19 Şubat, 2019

Bobby Robson: More Than a Manager


futbolu oyun olarak çok sevsem de, hafta sonu planı yaparkan öncesinde fikstüre baksam da futbolun futboldan öte bir anlamı olmadıgını düşünüyorum. tabii futbolun anlamı bazı insanlar için çok daha fazla. hayat memat meselesi haline getirenler de yok değil.

ingiliz arşivciliği malum. zaman zaman bizim memlekette bile olmayan görüntüler ingiliz arşivlerinden çıkıyor. yazılı ve görsel hafızaları çok kuvvetli. iyi arşivci olmaları da sanırım iyi belgesel yapmalarına etken. bizim memlekette benzer iş yapılacak olsa en büyük sorunlardan bir tanesi doğru görüntü, doğru resim bulamamak olabilir. belki bobby robson hikayesi kadar olmasa da bizde de gerek lokal gerek uluslarası güzel hikayeler var.

bobby robson belgeseli tarihte bir ileri bir geri giderek hikayeyi anlatıyor. robson'un barcelona günlerinden bir anda geriye giderek futbolculugu dönemine giriyoruz. oradan tekrar barcelona günlerinde derken belgesel akıp gidiyor. futbolu çok sevmeyen, ilgi duymayan insanlar için de izlenebilir olmuş. robson'ın hikayesi sadece futbolseverlere değil herkes için biyografik olarak yapılmış. zevkle, keyifle izleniyor.

futbol konusunda epey muhafazakar olan ingilizlerden böylesine çok kültürlü bir teknik direktör çıkması ve son derece başarılı olması nadir görülen bir olay. genelde ingiliz futbolcular, teknik direktörler kendi ülkeleri dısına çıkmıyorlar. bu cesareti gösteren nadir insanlardan bobby robson. ispanya'da, hollanda'da, portekiz'de şampiyonluklar elde ediyor. kuşkusuz en dikkat çekici olanı barcelona macerası. barcelona'yı hayali olarak görüyor. ağır ameliyat ve tedavi süreci sonrasında, doktorların futboldan kopmasını telkin etmelerine rağmen iyileştikten sonra barcelona'ya imza atıyor. tüm zamanların en fantastik oyuncularından ronaldo ile birlikte çalısıyor. ronaldo'nun büyümesine yardımcı oluyor. çalkantılı barcelona yönetimi, yönetim-taraftar krizi arasında kalıp kulüpten gönderiliyor. daha sonra gittiği diğer takımlarda da şampiyonluklar kazanarak futbolun diline ne kadar hakim oldugunu birçok kez kanıtlıyor.

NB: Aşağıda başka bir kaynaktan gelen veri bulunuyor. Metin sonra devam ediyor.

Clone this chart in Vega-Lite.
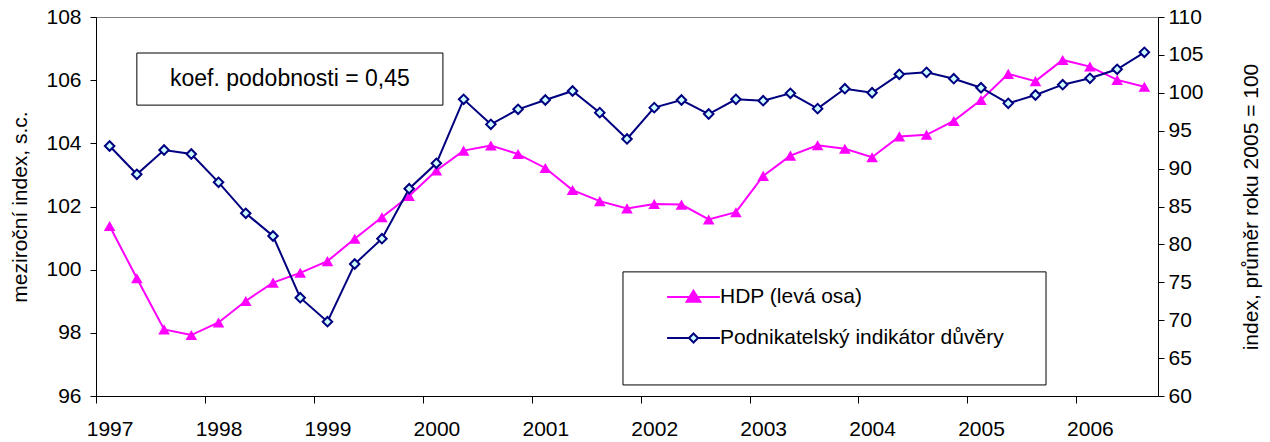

dokundugu bir hayli isim var. lineker, gascoigne, ronaldo, shearer, mourinho... bunlar günümüz futbolunun yakından bildiği isimler. kuskusuz daha birçoğu vardır. özellikle gascoigne ve mourinho ile kurdugu ilişkiler muazzam. gascoigne'nin ve mourinho'nun onu anlatırken hissettikleri yüzlerinden anlaşılıyor. onlar için bir futbol figüründen öte hayatlarına yön vermiş büyük bir idol, karakter...

ingiltere'de ipswich town'ı yıllardır çalıştırmasına rağmen çok fazla transfer yapmayarak, genç oyuncularla kupalar kazanması, taraftarı oldugu newcastle united'ı alıp bambaşka kulüp hüviyetine sokması onun ayrı hikayeleri... ama ingiltere milli takımı ile olan hikayesi çok trajik. 86 dünya kupası çeyrek final maçında maradona'nın tanrının eli ve herkesi çalımlayarak attıgı acayip golle arjantin'e elenmeleri, yine 90 dünya kupasında batı almanya'ya yarı finalde penaltılar sonucunda elenmeleri bobby robson için dramatik. ingiltere'nin belki de dünya şampiyonluguna en çok yaklaştıgı iki turnuva olarak nitelendirilebilir. elenmenin bu kadar dramatik olması birçok teknik direktör için dramatik olabilecekken, bobby robson ingiliz basınının ağır ithamlarına rağmen o durumdan çıkıp sayısız başarı elde etti.

futbol içinde yaşadıgı travmalar, yasadıgı sağlık sorunları olmasına rağmen birçok problemden çıkmaya başarabilmiş bir isim bobby robson. futboldan öte bir figür aslında. mourinho'nun robson için bir insan onu seven son insan öldüğünde ölür dese de alex ferguson'un robson için söyledikleri robson'un karakterini özetliyor...
bobby gibi iştahlıysanız kaç defa yıkıldıgınız değil, ve kötü günler geçiriyorsanız asıl önemli olan kaç defa ayağa kalkıp sorunları çözdüğüzdür. sonraki sabah daha önemli sabahtır. yarın, sizin gününüzdür.